Reading the body as a cosmic instrument
To live in rhythm with cosmic energy begins with listening. Each body expresses its own cosmic response: warmth in the chest, tightness in the jaw, waves of fatigue before a lunar peak. The body speaks a language of timing and sensation.
Slow down enough to hear it. Morning rituals that attune you to your breath or evening moments of stillness before sleep allow you to register the subtleties of this dialogue. Over time, you start to notice that your inner weather often aligns with celestial weather.

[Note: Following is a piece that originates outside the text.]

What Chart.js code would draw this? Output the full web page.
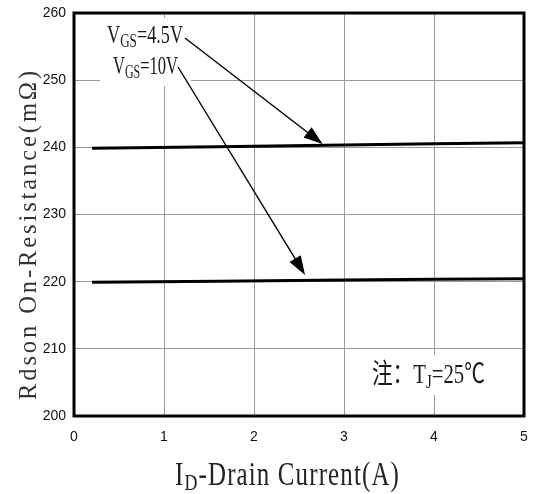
<!DOCTYPE html>
<html><head><meta charset="utf-8">
<script src="https://cdn.jsdelivr.net/npm/chart.js@4/dist/chart.umd.min.js"></script>
<style>html,body{margin:0;padding:0;background:#fff;overflow:hidden;}#wrap{width:535px;height:494px;position:relative;}</style>
</head><body><div id="wrap"><canvas id="c"></canvas></div>
<script>
// ---- data ----
const xTicks = [0, 1, 2, 3, 4, 5];
const yTicks = [200, 210, 220, 230, 240, 250, 260];
const currentA = [0.2, 3, 5];
const rdsonVgs45 = [239.85, 240.35, 240.7];
const rdsonVgs10 = [219.9, 220.25, 220.45];
// arrows: from label to curve, [x0, y0, x1, y1] in data units
const arrowVgs45 = [1.233, 256.28, 2.763, 240.5];
const arrowVgs10 = [1.156, 251.96, 2.567, 221.0];
// texts (part, isSubscript)
const labelVgs45 = [['V', 0], ['GS', 1], ['=4.5V', 0]];
const labelVgs10 = [['V', 0], ['GS', 1], ['=10V', 0]];
const noteText = [['注：T', 0], ['J', 1], ['=25℃', 0]];
const xTitle = [['I', 0], ['D', 1], ['-Drain Current(A)', 0]];
const yTitle = [['Rdson On-Resistance(mΩ)', 0]];

const FAM = "'Liberation Serif','Noto Sans CJK SC',serif";
const TICKFONT = "'Liberation Sans Narrow','Liberation Sans',Arial,sans-serif";

function measure(ctx, parts, size, ls) {
  const ws = [];
  let w = 0;
  parts.forEach(([t, sub]) => {
    ctx.font = (sub ? size * 0.72 : size) + 'px ' + FAM;
    ctx.letterSpacing = ls + 'px';
    const m = ctx.measureText(t).width;
    ws.push(m); w += m;
  });
  ctx.letterSpacing = '0px';
  return {ws, w};
}
// draws rich text starting at x (left), baseline y, fitted to target width
function drawRich(ctx, parts, x, y, size, targetW, ls, color) {
  ls = ls || 0;
  const {ws, w} = measure(ctx, parts, size, ls);
  const sx = targetW / w;
  ctx.save();
  ctx.translate(x, y);
  ctx.scale(sx, 1);
  ctx.fillStyle = color || '#111';
  ctx.textBaseline = 'alphabetic';
  ctx.textAlign = 'left';
  ctx.letterSpacing = ls + 'px';
  let cx = 0;
  parts.forEach(([t, sub], i) => {
    ctx.font = (sub ? size * 0.72 : size) + 'px ' + FAM;
    ctx.fillText(t, cx, sub ? size * 0.16 : 0);
    cx += ws[i];
  });
  ctx.restore();
  ctx.letterSpacing = '0px';
}
function arrow(ctx, xs, ys, a) {
  const x0 = xs.getPixelForValue(a[0]), y0 = ys.getPixelForValue(a[1]);
  const x1 = xs.getPixelForValue(a[2]), y1 = ys.getPixelForValue(a[3]);
  const ang = Math.atan2(y1 - y0, x1 - x0);
  const L = 19, H = 6.5;
  ctx.save();
  ctx.strokeStyle = '#000'; ctx.fillStyle = '#000'; ctx.lineWidth = 1.4;
  ctx.beginPath(); ctx.moveTo(x0, y0);
  ctx.lineTo(x1 - Math.cos(ang) * L * 0.8, y1 - Math.sin(ang) * L * 0.8); ctx.stroke();
  ctx.beginPath();
  ctx.moveTo(x1, y1);
  ctx.lineTo(x1 - Math.cos(ang) * L - Math.sin(ang) * H, y1 - Math.sin(ang) * L + Math.cos(ang) * H);
  ctx.lineTo(x1 - Math.cos(ang) * L + Math.sin(ang) * H, y1 - Math.sin(ang) * L - Math.cos(ang) * H);
  ctx.closePath(); ctx.fill();
  ctx.restore();
}

const deco = {
  id: 'deco',
  beforeDatasetsDraw(chart) {
    const ctx = chart.ctx, xs = chart.scales.x, ys = chart.scales.y;
    ctx.save();
    ctx.fillStyle = '#fff';
    ctx.fillRect(100, 18, 91, 68);
    ctx.fillRect(366, 355, 126, 40);
    ctx.restore();
    drawRich(ctx, labelVgs45, xs.getPixelForValue(0.367), ys.getPixelForValue(255.5), 25, 76, 0, '#1a1a1a');
    drawRich(ctx, labelVgs10, xs.getPixelForValue(0.433), ys.getPixelForValue(250.9), 25, 65, 0, '#1a1a1a');
    drawRich(ctx, noteText, xs.getPixelForValue(3.31), ys.getPixelForValue(204.85), 27, 113, 0, '#1a1a1a');
  },
  afterDatasetsDraw(chart) {
    const ctx = chart.ctx, xs = chart.scales.x, ys = chart.scales.y, a = chart.chartArea;
    arrow(ctx, xs, ys, arrowVgs45);
    arrow(ctx, xs, ys, arrowVgs10);
    ctx.save();
    ctx.strokeStyle = '#000'; ctx.lineWidth = 3;
    ctx.strokeRect(a.left, a.top, a.right - a.left, a.bottom - a.top);
    ctx.restore();
  },
  afterDraw(chart) {
    const ctx = chart.ctx;
    drawRich(ctx, xTitle, 175, 485, 33, 225, 1.5, '#222');
    ctx.save();
    ctx.translate(36, 400);
    ctx.rotate(-Math.PI / 2);
    drawRich(ctx, yTitle, 0, 0, 25, 332, 3, '#333');
    ctx.restore();
  }
};

new Chart(document.getElementById('c'), {
  type: 'line',
  data: {
    datasets: [
      {label: 'VGS=4.5V', data: currentA.map((x, i) => ({x, y: rdsonVgs45[i]})),
       borderColor: '#000', borderWidth: 3, pointRadius: 0, tension: 0.3, fill: false},
      {label: 'VGS=10V', data: currentA.map((x, i) => ({x, y: rdsonVgs10[i]})),
       borderColor: '#000', borderWidth: 3, pointRadius: 0, tension: 0.3, fill: false}
    ]
  },
  options: {
    responsive: true, maintainAspectRatio: false, animation: false,
    layout: {padding: {top: 13, right: 11, left: 0, bottom: 0}},
    plugins: {legend: {display: false}, tooltip: {enabled: false}},
    scales: {
      x: {
        type: 'linear', min: 0, max: 5,
        afterBuildTicks: s => { s.ticks = xTicks.map(v => ({value: v})); },
        afterFit: s => { s.height = 78; s.paddingLeft = 0; s.paddingRight = 0; },
        grid: {color: '#9a9a9a', lineWidth: 1, drawTicks: false},
        border: {display: false},
        ticks: {padding: 13, color: '#111', font: {family: TICKFONT, size: 14}}
      },
      y: {
        type: 'linear', min: 200, max: 260,
        afterBuildTicks: s => { s.ticks = yTicks.map(v => ({value: v})); },
        afterFit: s => { s.width = 74; s.paddingTop = 0; s.paddingBottom = 0; },
        grid: {color: '#9a9a9a', lineWidth: 1, drawTicks: false},
        border: {display: false},
        ticks: {padding: 8, color: '#111', font: {family: TICKFONT, size: 14}}
      }
    }
  },
  plugins: [deco]
});
</script>
</body></html>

This connection deepens resilience and self-trust.
The body becomes not just a vessel but a translator of cosmic motion: a reminder that energy moves through us, not only around us.
Practices that help align inner and outer rhythm
Track your cycles: Note your sleep, mood, and focus alongside moon phases or major transits. Patterns reveal themselves gradually.
Practice light awareness: Adjust your environment with sunrise and sunset. The body’s clock resets through light exposure, harmonizing internal rhythm with celestial timing.
Move intuitively: Some days invite strong movement, others rest. Let planetary rhythm inform your flow instead of resisting it.
Hydrate and pause: Water conducts energy; replenishing it supports balance.
Rest during retrogrades: When cosmic energy slows, reflect rather than rush. The body thrives in sync with nature’s pace.
When you align with the quiet order of the cosmos, vitality becomes less about output and more about attunement. The body begins to echo the stars: steady, cyclical, alive with rhythm.
The stars move in patterns, and within those patterns, the body finds its own quiet harmony.